Collected data:
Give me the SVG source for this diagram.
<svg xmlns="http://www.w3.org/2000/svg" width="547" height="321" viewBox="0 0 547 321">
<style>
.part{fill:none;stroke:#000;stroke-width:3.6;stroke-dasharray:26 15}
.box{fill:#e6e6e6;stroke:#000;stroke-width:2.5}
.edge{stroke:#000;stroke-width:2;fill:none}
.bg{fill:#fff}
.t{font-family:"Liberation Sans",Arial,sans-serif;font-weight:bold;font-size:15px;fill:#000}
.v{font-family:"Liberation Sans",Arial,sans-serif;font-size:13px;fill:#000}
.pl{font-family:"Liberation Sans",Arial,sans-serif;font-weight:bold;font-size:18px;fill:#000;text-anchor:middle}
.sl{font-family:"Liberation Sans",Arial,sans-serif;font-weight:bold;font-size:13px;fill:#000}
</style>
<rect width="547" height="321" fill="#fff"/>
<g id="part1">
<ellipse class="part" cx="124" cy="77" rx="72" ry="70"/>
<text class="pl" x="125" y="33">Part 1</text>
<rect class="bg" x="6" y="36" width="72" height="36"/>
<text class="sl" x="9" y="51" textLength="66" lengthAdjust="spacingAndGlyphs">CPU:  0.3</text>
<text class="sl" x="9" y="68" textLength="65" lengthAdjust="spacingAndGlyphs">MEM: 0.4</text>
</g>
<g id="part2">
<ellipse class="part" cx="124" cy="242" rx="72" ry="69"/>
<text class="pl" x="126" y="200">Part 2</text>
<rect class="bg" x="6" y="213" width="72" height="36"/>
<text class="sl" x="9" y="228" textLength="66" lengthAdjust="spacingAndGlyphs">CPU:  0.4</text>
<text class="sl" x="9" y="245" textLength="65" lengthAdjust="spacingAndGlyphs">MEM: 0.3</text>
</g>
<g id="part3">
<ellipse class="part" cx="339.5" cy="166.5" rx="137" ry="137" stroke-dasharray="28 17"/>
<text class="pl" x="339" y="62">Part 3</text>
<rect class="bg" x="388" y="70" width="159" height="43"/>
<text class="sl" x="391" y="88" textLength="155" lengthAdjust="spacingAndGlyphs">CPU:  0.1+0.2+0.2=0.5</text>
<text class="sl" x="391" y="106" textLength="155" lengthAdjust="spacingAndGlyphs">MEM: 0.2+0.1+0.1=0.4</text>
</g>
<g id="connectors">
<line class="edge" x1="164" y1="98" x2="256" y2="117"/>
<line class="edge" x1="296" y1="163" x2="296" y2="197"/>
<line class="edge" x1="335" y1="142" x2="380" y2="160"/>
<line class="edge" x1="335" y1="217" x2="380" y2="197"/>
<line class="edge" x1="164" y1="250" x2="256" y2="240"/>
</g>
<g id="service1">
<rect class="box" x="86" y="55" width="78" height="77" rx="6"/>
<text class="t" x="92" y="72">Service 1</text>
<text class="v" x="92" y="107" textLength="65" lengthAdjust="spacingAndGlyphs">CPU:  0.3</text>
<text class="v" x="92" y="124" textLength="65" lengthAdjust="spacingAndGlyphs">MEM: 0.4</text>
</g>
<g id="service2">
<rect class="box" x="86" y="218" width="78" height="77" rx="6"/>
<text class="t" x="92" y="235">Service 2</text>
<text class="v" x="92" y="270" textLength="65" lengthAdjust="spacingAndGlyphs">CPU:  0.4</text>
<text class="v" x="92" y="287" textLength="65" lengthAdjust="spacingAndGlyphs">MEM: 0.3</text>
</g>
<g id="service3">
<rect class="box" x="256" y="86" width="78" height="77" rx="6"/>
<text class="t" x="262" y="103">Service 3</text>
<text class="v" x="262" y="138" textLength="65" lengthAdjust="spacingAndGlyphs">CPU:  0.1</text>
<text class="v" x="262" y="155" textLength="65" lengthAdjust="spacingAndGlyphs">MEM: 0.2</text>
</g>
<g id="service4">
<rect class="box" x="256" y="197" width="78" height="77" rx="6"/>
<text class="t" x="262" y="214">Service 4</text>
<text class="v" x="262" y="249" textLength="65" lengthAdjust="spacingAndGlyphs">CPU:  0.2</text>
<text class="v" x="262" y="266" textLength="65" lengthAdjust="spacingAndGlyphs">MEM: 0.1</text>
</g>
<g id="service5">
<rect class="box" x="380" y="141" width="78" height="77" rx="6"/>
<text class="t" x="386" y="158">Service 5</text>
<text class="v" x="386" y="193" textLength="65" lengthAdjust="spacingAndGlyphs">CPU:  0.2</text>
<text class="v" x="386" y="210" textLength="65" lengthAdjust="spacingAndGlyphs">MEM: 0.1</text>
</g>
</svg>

---

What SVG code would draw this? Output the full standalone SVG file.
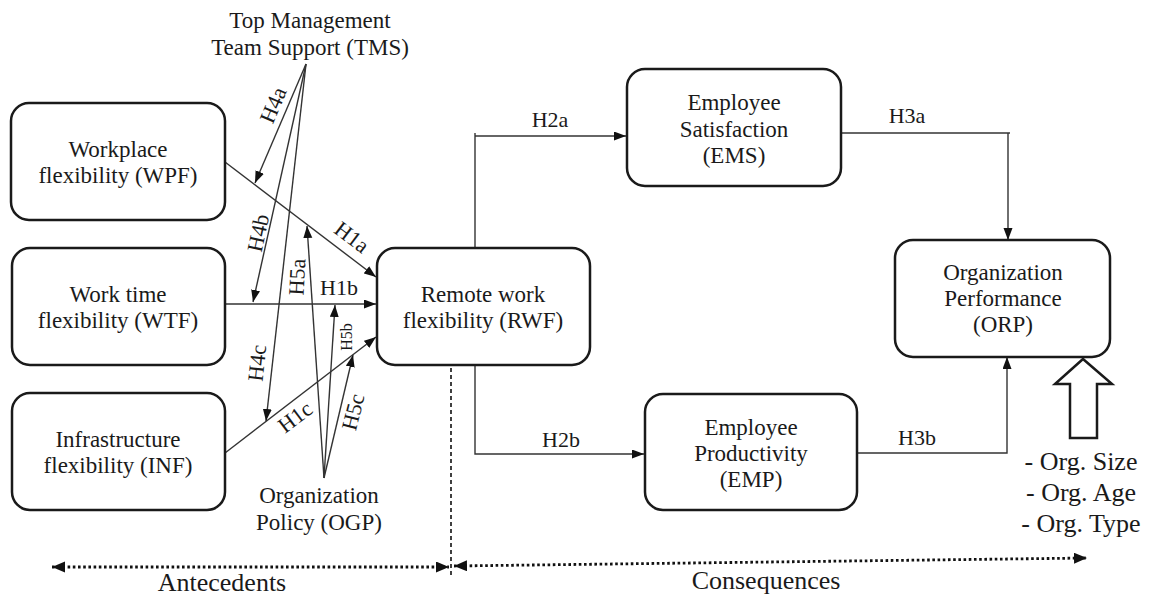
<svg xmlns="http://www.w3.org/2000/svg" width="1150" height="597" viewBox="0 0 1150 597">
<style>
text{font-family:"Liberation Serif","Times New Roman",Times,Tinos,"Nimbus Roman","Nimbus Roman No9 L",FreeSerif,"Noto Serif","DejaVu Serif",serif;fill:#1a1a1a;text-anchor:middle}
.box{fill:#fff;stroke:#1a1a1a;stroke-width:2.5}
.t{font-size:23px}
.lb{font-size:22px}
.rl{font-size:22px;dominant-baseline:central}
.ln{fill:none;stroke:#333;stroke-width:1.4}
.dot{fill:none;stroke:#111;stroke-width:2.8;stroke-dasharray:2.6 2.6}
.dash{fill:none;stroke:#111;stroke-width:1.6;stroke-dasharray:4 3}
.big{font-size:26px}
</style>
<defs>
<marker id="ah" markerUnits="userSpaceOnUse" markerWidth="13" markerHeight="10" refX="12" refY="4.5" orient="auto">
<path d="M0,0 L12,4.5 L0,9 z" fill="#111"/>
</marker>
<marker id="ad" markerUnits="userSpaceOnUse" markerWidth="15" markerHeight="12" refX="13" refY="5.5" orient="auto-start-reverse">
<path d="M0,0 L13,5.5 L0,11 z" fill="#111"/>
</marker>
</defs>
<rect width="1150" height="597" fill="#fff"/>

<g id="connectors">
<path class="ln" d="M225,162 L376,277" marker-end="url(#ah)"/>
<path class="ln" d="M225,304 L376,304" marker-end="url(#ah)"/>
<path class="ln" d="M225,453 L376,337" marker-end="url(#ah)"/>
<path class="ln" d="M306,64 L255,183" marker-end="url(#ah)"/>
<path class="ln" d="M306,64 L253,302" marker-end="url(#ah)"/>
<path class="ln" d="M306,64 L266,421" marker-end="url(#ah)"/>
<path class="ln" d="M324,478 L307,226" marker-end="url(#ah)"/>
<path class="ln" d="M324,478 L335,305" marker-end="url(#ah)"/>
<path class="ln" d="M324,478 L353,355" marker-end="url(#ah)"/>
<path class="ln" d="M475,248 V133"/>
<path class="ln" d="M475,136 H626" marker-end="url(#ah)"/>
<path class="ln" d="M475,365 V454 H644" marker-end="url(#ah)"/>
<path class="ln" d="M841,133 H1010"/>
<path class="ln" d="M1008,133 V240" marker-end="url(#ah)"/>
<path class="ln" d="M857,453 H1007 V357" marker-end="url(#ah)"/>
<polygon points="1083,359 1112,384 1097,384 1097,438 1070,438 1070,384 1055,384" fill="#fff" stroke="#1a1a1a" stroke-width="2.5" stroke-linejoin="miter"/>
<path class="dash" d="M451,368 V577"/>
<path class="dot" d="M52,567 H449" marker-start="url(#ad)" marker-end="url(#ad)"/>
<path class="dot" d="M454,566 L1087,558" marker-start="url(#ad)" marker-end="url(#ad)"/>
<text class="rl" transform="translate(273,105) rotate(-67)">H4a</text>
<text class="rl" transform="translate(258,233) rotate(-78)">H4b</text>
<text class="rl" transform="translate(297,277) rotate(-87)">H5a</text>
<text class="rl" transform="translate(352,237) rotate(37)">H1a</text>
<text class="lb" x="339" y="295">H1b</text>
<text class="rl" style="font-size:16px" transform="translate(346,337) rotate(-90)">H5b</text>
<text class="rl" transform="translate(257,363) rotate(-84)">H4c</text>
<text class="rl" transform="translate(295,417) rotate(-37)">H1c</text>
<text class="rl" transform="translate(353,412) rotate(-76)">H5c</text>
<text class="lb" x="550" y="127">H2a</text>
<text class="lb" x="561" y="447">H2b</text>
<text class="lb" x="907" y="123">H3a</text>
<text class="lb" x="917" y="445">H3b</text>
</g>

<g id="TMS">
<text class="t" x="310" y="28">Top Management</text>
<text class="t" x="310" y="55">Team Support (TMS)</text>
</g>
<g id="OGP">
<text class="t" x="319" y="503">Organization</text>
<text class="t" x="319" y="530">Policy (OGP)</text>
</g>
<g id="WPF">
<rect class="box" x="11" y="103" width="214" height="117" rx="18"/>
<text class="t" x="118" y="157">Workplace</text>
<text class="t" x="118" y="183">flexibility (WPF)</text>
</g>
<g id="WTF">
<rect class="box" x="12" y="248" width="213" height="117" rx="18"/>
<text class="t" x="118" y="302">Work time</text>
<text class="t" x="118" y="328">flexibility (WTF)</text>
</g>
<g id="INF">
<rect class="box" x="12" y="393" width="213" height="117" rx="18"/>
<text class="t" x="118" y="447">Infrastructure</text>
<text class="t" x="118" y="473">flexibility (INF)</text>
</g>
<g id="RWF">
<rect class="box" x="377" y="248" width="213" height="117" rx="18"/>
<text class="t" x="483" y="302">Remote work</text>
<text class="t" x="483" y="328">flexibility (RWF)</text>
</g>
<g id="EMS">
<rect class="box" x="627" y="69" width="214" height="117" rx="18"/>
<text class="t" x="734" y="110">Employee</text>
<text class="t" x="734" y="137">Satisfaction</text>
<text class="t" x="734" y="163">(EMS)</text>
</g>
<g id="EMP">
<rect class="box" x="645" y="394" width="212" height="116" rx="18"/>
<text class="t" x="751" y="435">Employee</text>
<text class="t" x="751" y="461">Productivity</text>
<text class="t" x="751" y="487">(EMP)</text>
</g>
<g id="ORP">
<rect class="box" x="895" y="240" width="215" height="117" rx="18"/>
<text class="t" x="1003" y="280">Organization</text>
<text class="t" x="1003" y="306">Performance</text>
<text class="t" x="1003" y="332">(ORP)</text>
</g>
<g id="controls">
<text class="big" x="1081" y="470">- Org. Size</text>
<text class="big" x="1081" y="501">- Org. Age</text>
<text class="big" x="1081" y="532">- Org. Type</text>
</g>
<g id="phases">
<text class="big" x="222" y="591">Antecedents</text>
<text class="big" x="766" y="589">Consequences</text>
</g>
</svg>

- [What you are asked to do]
Search the data for the word "this" and copy each line where it appears.

- [Problem solution]
Give me the SVG source for this diagram.
What SVG code would draw this? Output the full standalone SVG file.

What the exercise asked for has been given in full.